Kabila's party buys up all the gas in Kisangani;

The airline contracts to fly out
Dr. Kashala's campaigning materials are canceled (and NOT by Dr. Kashala);

The Catholic church is advising its people to boycott the elections;

FARDC is STILL not being paid; The UN and the EU are recommending that FARDC be essentially confined to quarters during the elections (weren't there suppose to be 18 TRAINED brigades in place ready to provide security for the elections?);

A top FARDC military commanders (a former RCD military) "dies" at the age of 35 ;

Journalists (both international and national) are being arrested, expelled, murdered, beaten and disappeared;

Demonstrations are occuring on almost a daily basis in the streets of Kinshasa;

People continue to flee for safety somewhere in the Kivus and at the same time MONUC is claiming that the area is at peace;

Wide spread and extensive human rights abuses are being carried out by...the national army FARDC (see MONUC's latest Human rights report);

Mining contracts continue to be "negotiated";...

And by the way, just how many "extra" ballots were printed anyways? (and yes I know that one must always plan for the imprevu...that is why I asked how many extra; of course if the voter registration numbers are faulty then....)

Will elections happen this Sunday?
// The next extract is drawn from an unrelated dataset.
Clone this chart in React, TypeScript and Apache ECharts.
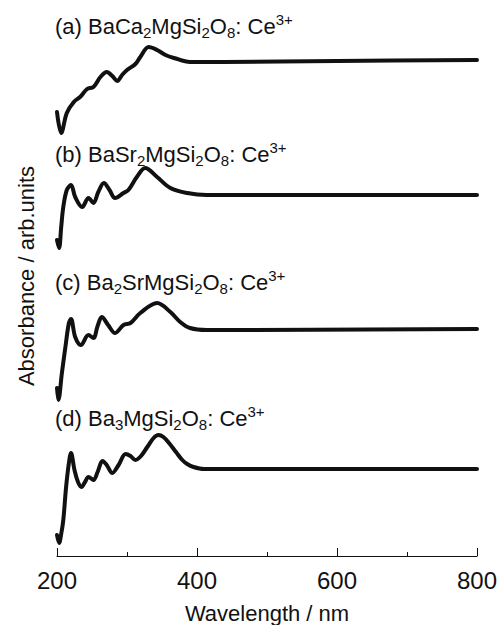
import React, { useEffect, useRef } from "react";
import * as echarts from "echarts";

// Absorption spectra of the four Ce3+-doped silicates, wavelength in nm,
// absorbance in arbitrary units (each trace is shifted upward by its offset).
const nmA = [200, 206, 214, 224, 233, 243, 252, 262, 271, 279, 286, 293, 300, 312, 319, 331, 343, 355, 367, 390, 438, 600, 800];
const absA = [0.35, 0.14, 0.34, 0.45, 0.5, 0.58, 0.6, 0.7, 0.75, 0.71, 0.66, 0.72, 0.77, 0.83, 0.9, 1.0, 0.97, 0.92, 0.89, 0.85, 0.85, 0.86, 0.87];

const nmB = [200, 203, 206, 209, 214, 220, 226, 236, 245, 252, 259, 267, 275, 283, 295, 302, 314, 326, 343, 362, 386, 414, 800];
const absB = [0.42, 0.34, 0.55, 0.75, 0.92, 0.97, 0.85, 0.75, 0.84, 0.79, 0.9, 0.99, 0.92, 0.84, 0.89, 0.92, 1.05, 1.14, 1.05, 0.94, 0.89, 0.87, 0.87];

const nmC = [200, 202, 207, 212, 217, 220, 226, 234, 245, 252, 258, 264, 273, 283, 295, 305, 319, 343, 362, 376, 390, 414, 800];
const absC = [0.28, 0.16, 0.43, 0.69, 0.93, 0.97, 0.79, 0.71, 0.81, 0.78, 0.9, 0.99, 0.91, 0.83, 0.91, 0.93, 1.03, 1.13, 1.04, 0.94, 0.88, 0.86, 0.87];

const nmD = [200, 203, 206, 209, 213, 217, 220, 225, 230, 235, 240, 245, 252, 258, 265, 271, 279, 288, 298, 305, 312, 320, 329, 338, 345, 352, 360, 370, 379, 386, 395, 410, 800];
const absD = [0.21, 0.13, 0.22, 0.36, 0.69, 0.93, 1.03, 0.86, 0.74, 0.69, 0.74, 0.79, 0.76, 0.84, 0.95, 0.91, 0.83, 0.91, 1.02, 1.0, 0.96, 1.0, 1.09, 1.18, 1.21, 1.19, 1.13, 1.04, 0.96, 0.92, 0.89, 0.87, 0.87];

// Vertical offsets used to stack the traces
const offsets = [4.09, 2.74, 1.4, 0];

// Sample names as [style, text] runs: n = normal, sub = subscript, sup = superscript
const sampleLabels: [string, string][][] = [
  [["n", "(a) BaCa"], ["sub", "2"], ["n", "MgSi"], ["sub", "2"], ["n", "O"], ["sub", "8"], ["n", ": Ce"], ["sup", "3+"]],
  [["n", "(b) BaSr"], ["sub", "2"], ["n", "MgSi"], ["sub", "2"], ["n", "O"], ["sub", "8"], ["n", ": Ce"], ["sup", "3+"]],
  [["n", "(c) Ba"], ["sub", "2"], ["n", "SrMgSi"], ["sub", "2"], ["n", "O"], ["sub", "8"], ["n", ": Ce"], ["sup", "3+"]],
  [["n", "(d) Ba"], ["sub", "3"], ["n", "MgSi"], ["sub", "2"], ["n", "O"], ["sub", "8"], ["n", ": Ce"], ["sup", "3+"]],
];

const xTicks = { min: 200, max: 800, interval: 200 };

const FONT = "'Liberation Sans', Arial, Helvetica, sans-serif";
const INK = "#111111";

const labelCenters = [26, 154, 282, 418];

export default function App() {
  const ref = useRef<HTMLDivElement>(null);

  useEffect(() => {
    document.body.style.margin = "0";
    if (!ref.current) return;
    const chart = echarts.init(ref.current, undefined, { renderer: "svg" });

    const spectra = [
      [nmA, absA],
      [nmB, absB],
      [nmC, absC],
      [nmD, absD],
    ];

    const series = spectra.map(([xs, ys], i) => ({
      type: "line" as const,
      data: xs.map((x, k) => [x, ys[k] + offsets[i]]),
      showSymbol: false,
      symbol: "none",
      smooth: 0.35,
      clip: false,
      lineStyle: { color: INK, width: 4, cap: "round", join: "round" },
    }));

    const rich = {
      n: { fontSize: 22, lineHeight: 28, fontFamily: FONT, fill: INK, verticalAlign: "middle" },
      sub: { fontSize: 15, lineHeight: 15, fontFamily: FONT, fill: INK, verticalAlign: "bottom" },
      sup: { fontSize: 15, lineHeight: 15, fontFamily: FONT, fill: INK, verticalAlign: "top" },
    };

    const labelGraphics = sampleLabels.map((runs, i) => ({
      type: "text",
      x: 55,
      y: labelCenters[i],
      style: {
        text: runs.map(([s, t]) => `{${s}|${t}}`).join(""),
        rich,
        align: "left",
        verticalAlign: "middle",
      },
    }));

    chart.setOption({
      animation: false,
      backgroundColor: "#ffffff",
      grid: { left: 57, right: 20, top: 30, bottom: 69, containLabel: false, outerBoundsMode: "none" },
      xAxis: {
        type: "value",
        min: xTicks.min,
        max: xTicks.max,
        interval: xTicks.interval,
        name: "Wavelength / nm",
        nameLocation: "middle",
        nameGap: 46,
        nameTextStyle: { fontSize: 22, fontFamily: FONT, color: INK },
        axisLine: { lineStyle: { color: INK, width: 1 } },
        axisTick: { inside: true, length: 8, lineStyle: { color: INK, width: 1 } },
        minorTick: { show: true, splitNumber: 2, length: 4, lineStyle: { color: INK, width: 1 } },
        axisLabel: { fontSize: 24, fontFamily: FONT, color: INK, margin: 12 },
        splitLine: { show: false },
      },
      yAxis: {
        type: "value",
        min: 0,
        max: 5.26,
        show: false,
      },
      series,
      graphic: [
        ...labelGraphics,
        {
          type: "text",
          x: 26,
          y: 276,
          rotation: Math.PI / 2,
          style: {
            text: "Absorbance / arb.units",
            fontSize: 22,
            fontFamily: FONT,
            fill: INK,
            align: "center",
            verticalAlign: "middle",
          },
        },
      ],
    });

    return () => chart.dispose();
  }, []);

  return <div ref={ref} style={{ width: 497, height: 625 }} />;
}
Interesting that so little has been said about the logistics involved this time around (there were a lot of reports about this issue with voter registration and the referendum). Malu Malu continues to claim that there will be.

Actually I do believe that elections will take place on Sunday, Will the elections be fair, democratic and transparent? Will they be uncontested?

TheMalau said...

Dear Lorraine,
I would love to see those statistics, of course.

There is no question (and if you read my previous updates) that there are irregularities in the system. If one party was excluded from some election right after the Civil War in the US, I would not stop the elections, although I would not call them totally free, nor totally fair. We cannot pretend that the background situation in Congo today mirrors that of the US. Maybe by natural cynicism, I expected the elections to be just about the way they are now.

I wonder... anyway, I am waiting for those stats. Peace.

Lorraine said...

Hey Malu,

Many things mystify me about this whole electoral process in the DRC, but the one thing that has been most consistently perplexing is how people simply dismiss the complete exclusion of the oldest political party (which has also been the staunchist advocate for democracy, multipartyis, and rule of law in Zaire/DRC) as an "irregularity".

The email address I have for you isn't working apparently. I tried to send you email earlier today asking you to call your Congressman in the House of Representative and asking him/her to vote for S.2125 Democratic Republic of Congo democracy promotion bill. The subcommittee on Africa of the House Committee on International Relations is trying to get the bill passed by the end of work day tomorrow.

I will send you the statistics once I have your address.


Denis said...

A country that was THE textbook case for kleptocracy [...] Was? There's millions of dollars disappearing from the Central Bank every now and then and some over zealous court decisions.

Denis said...

lorrain: Didn’t the UDPS exclude itself from the elections on the ground that it is rigged from the start?

TheMalau said...

One of my VERY CLOSE family members is a top adviser of Tshisekedi. I therefore have no personal reason to minimize his absence from the process. There is a great deal that we owe to Tshisekedi. I would far prefer him to be in the process, believe you me! By far!! But I am - and this is just a personal view - tired of a constantly stuttering process, and Tshisekedi has contributed enormously to the stutter too. And I feel as though if he really was for change, he would have focused on his party's participation, and less on the fact that his own person needs to lead the country. I have higher standards for him than I do for all the others, and he simply does not live up to them. That's why I am not looking at this like a tragedy, although it is very sad.